Whatever levers are eventually used, unification of the opposition appears to be a critical element for change, and would presumably involve linking the United Turkmen Democratic Opposition headed by Avdy Kuliev, a former foreign minister who lives in Russia in exile, with the National Democratic Movement of Turkmenistan chaired by Boris Shikhmuradov, also a former foreign minister, who succeeded Kuliev and recently fled abroad. Shikhmuradov did not attend the conference in Vienna, to the great disappointment of participants who hoped his presence would foster the unification process. But he did agree to support the text of proposals by telephone later.
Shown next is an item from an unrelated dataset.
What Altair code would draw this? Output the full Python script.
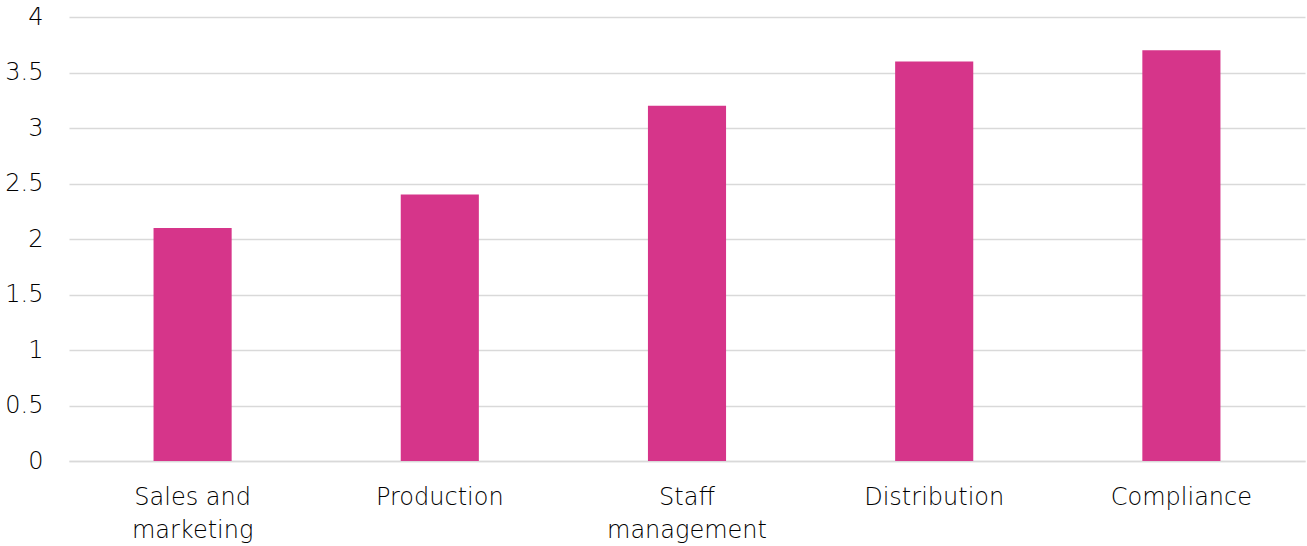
import altair as alt
import pandas as pd

categories = ["Sales and\nmarketing", "Production", "Staff\nmanagement", "Distribution", "Compliance"]
scores = [2.1, 2.4, 3.2, 3.6, 3.7]
y_ticks = [0, 0.5, 1, 1.5, 2, 2.5, 3, 3.5, 4]

df = pd.DataFrame({"area": categories, "score": scores})

FONT = "DejaVu Sans"
WEIGHT = 200
SIZE = 24
INK = "#000000"

chart = (
    alt.Chart(df)
    .mark_bar(color="#D6358A")
    .encode(
        x=alt.X(
            "area:N",
            sort=categories,
            scale=alt.Scale(paddingInner=0.684, paddingOuter=0.342),
            axis=alt.Axis(
                title=None,
                labelAngle=0,
                labelFont=FONT,
                labelFontSize=SIZE,
                labelFontWeight=WEIGHT,
                labelColor=INK,
                labelPadding=24,
                labelLineHeight=33,
                labelExpr="split(datum.label, '\\n')",
                ticks=False,
                domainColor="#d9d9d9",
                domainWidth=1.5,
                grid=False,
            ),
        ),
        y=alt.Y(
            "score:Q",
            scale=alt.Scale(domain=[0, 4], nice=False),
            axis=alt.Axis(
                title=None,
                values=y_ticks,
                format="~g",
                labelFont=FONT,
                labelFontSize=SIZE,
                labelFontWeight=WEIGHT,
                labelColor=INK,
                labelPadding=26,
                ticks=False,
                domain=False,
                gridColor="#d9d9d9",
                gridWidth=1.5,
            ),
        ),
    )
    .properties(
        width=1236,
        height=444,
        autosize=alt.AutoSizeParams(type="none"),
        padding={"left": 69, "top": 17, "right": 2, "bottom": 85},
    )
    .configure(background="white", view=alt.ViewConfig(strokeWidth=0, stroke="transparent"))
)

chart.save("out.html", embed_options={"renderer": "svg", "actions": False})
Among other concrete proposals was a call for better scrutiny of small steps praised by OSCE, such as the alleged abolition of exit visas, as well as more vocal criticism of human rights abuses, and far better discrimination by UNDP, USAID, and other foreign agencies regarding the differences between NGOs, genuinely independent groups, and GONGOs, government-organized civic groups which not only feign independence but help displace and undermine authentic groups. Conference-goers also proposed that RFE/RL's Turkmen Service include some Russian-language broadcasting as part of an overall effort to broadcast in Russian to Central Asia, a concept designed by Turkmen patriots not to further "Russificiation" but to reach Russian speakers and facilitate cross-border communications about shared problems.

While the meeting in Vienna led to the establishment of a "Roundtable of the Turkmen Democratic Opposition," which immediately called for suspending Turkmenistan's membership in OSCE, human rights groups refrained from endorsing the call for expulsion from OSCE while pressing international institutions to coordinate their approach to Turkmenistan more vigorously and to make their interventions more consistently aggressive.